This newsletter bring together institutions from across Europe researching how science and technology is impacting our lives, society and legislation. Through publicising news of the many varied projects going on we hope to capitalise on sharing knowledge and address the problems that extend beyond national boundaries.
So we’re going to take a tour of some of the organisations and highlight what they have been up to in June.
June has been a busy month on the political calendar with the Queen’s Speech at the end of May setting out the upcoming legislation for the next year and the recent EU referendum. We signed an agreement with the Chilean Parliament to help them set up a scientific advice service and we’ll be sending over one of our staff to help them hit the ground running.
We’ve had a few publications coming out on a variety of topics including Financial Technologies, Infant Mortality and Stillbirth, Sugar and Public Health and Marine Microplastics. Click, a BBC World Service programme, interviewed Lydia Harriss about the Financial Technology POSTnote and our Marine Microplastics note accompanied a select committee press release which featured in several news reports.
In Switzerland part-time work has long been established, with 37% of the working population, one of the highest in Europe, working part-time. Moreover, a quarter of all Swiss employees work at least partially from home which is again one of the highest in Europe. But increasingly, driven by the uptake of new communication technology, other forms of flexible work are being added to the mix: locational flexibility (work from anywhere, shared workspaces), numeric flexibility (temporary work, crowdsourcing, liquid talents) and the transfer of entrepreneurial risk to the employee. These shifts can benefit the work-life balance and productivity but they can also lead to self-exploitation, poor social benefits, avoiding of labour regulations and tax evasion.
In its latest study, Flexible New World of Work – Taking inventory on the societal and macroeconomic level, TA-SWISS analyses the impact of different forms of flexibilisation for employers, employees and the economy as a whole. One of its main conclusions is macroeconomic benefits of flexibilisation depend on adequate qualifications.
Smart technologies and society was focus of the ITA’s recent annual TA conference on May 30 in Vienna. The smart revolution will change different areas of our lives significantly as our refrigerators start ordering milk, industrial machines make crucial production decisions and vehicles drive us around automatically. But how realistic are the promises of simplicity, efficiency and optimization, which are attached to these data-driven technologies? What impact will this development have on a democratic society, our work environments and our privacy? At its annual conference, the Institute of Technology Assessment (ITA) of the Austrian Academy of Sciences (OEAW) focused on this wide range of aspects. The 26 talks ranging from the internet of things and smart manufacturing to artificial intelligence, big data, smart energy and assistive technologies for the elderly.
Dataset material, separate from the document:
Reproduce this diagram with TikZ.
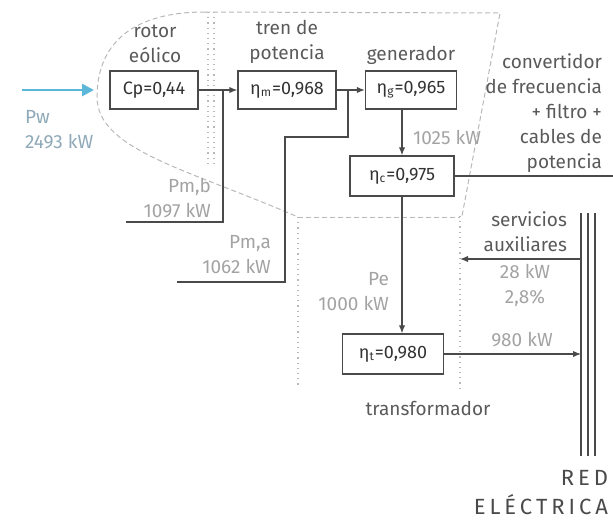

“Our task here is to not blindly follow the hype”, ITA director Michael Nentwich pointed out in his opening address. Keynote-speaker Dirk Helbing (ETH Zurich) stressed the risks of increasing digitalization and data-mining for our democracy and societies in general: “We can decide how we want to use the tons of data available. We are already heading towards manipulation and privacy infringement. We could, however, also decide to upgrade on our freedom and our social experience.”
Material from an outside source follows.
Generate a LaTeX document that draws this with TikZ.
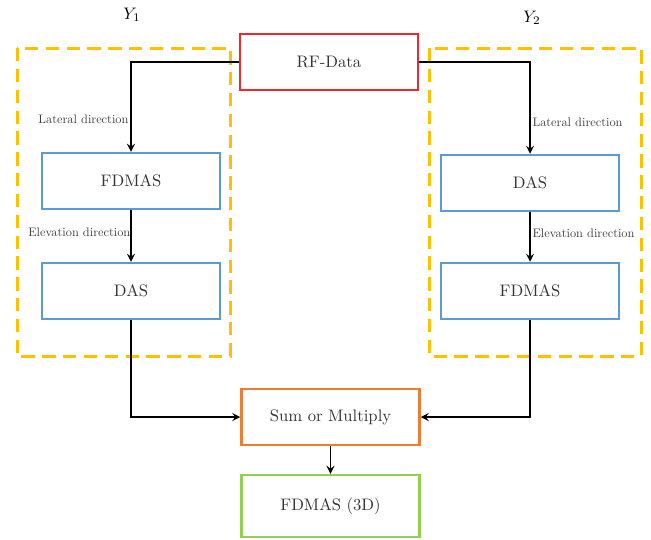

In the next decade science, business and civil society in Germany need to work hand in hand to develop new solutions to transform the energy system. The Federal Ministry of Education and Research (BMBF) is awarding €400 million in research grants to support them. The aim is to develop new energy concepts by 2025 which can be applied on an industrial scale – and which are also socially acceptable.
ITAS will participate in all four of the chosen consortia. The scientists will be working in many areas including
- reducing the costs of grid conversion by a combination of centralized and decentralized power generation
- assessing the sustainability of large-scale storage of fluctuating renewable energy in the form of chemicals, gaseous energy sources and fuels.
- examining the social impact of flexible adaptation of industrial systems to a fluctuating power supply from renewables
- and developing roadmaps for energy transition and assess the market potential of different technologies.
In 2004, the American Defense Advanced Research Projects Agency (DARPA) held its first challenge to make an autonomous vehicle. None of the participants managed to solve the problem. Today, Google’s self-driving vehicles have logged about 2.5 million kilometres, and cars with autopilot functions are already on the market.
Autonomous cars have in the span of a few years gone from the realm of science fiction to pressing policy matter. The Norwegian Board of Technology has written a policy brief on the subject in order to spark a debate and raise awareness of future challenges that need to be addressed now. The note highlights key policy questions, possibilities and challenges, and developments at home and abroad, and has been the subject of a programme on national radio and of a meeting in the Norwegian Parliament.